Once upon a time, in the not-so-distant past, Crawford was Lob City’s most important bench weapon. He’s a three-time Sixth Man of the Year (winning two of those awards with the Clippers), was usually good for around 15 points per game off the bench and made sure the offense was as dangerous as possible whenever Griffin or CP3 needed a break.
Unfortunately, Crawford is no longer that same player at age 36 — regardless of what Sixth Man of the Year voters thought last season. In fact, his decline has been on full display for a few years now, with Crawford failing to shoot better than 42 percent from the field in each of his last three seasons.
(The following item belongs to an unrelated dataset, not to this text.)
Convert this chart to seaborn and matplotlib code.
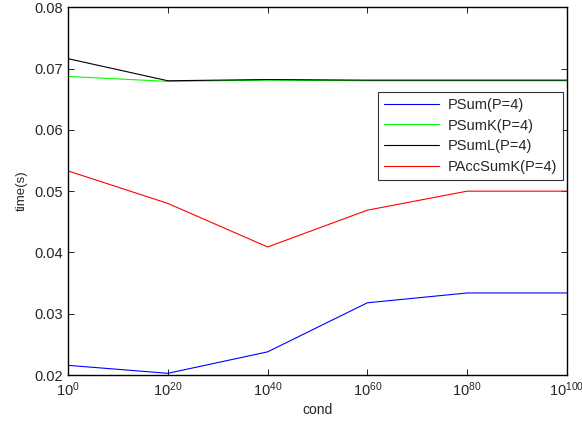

The master of the four-point play saw his numbers continue their nosedive last season, when he averaged 14.2 points per game on 40.4 percent shooting from the floor and 34 percent from downtown.
Crawford’s ability to create offense in one-on-one situations used to be pure, backyard basketball magic. Now it’s just stagnant offense that’s hard to watch, especially since Crawford’s name has been mentioned frequently in trade rumors over the last few years.
By the time KD made his decision, the Clippers only had so many options left. Crawford gives them a go-to scorer off the bench who can get his own shot off whenever he wants, but $14 million a year for a player on the decline — and for three years, no less — feels like an overpay to keep an average bench unit together.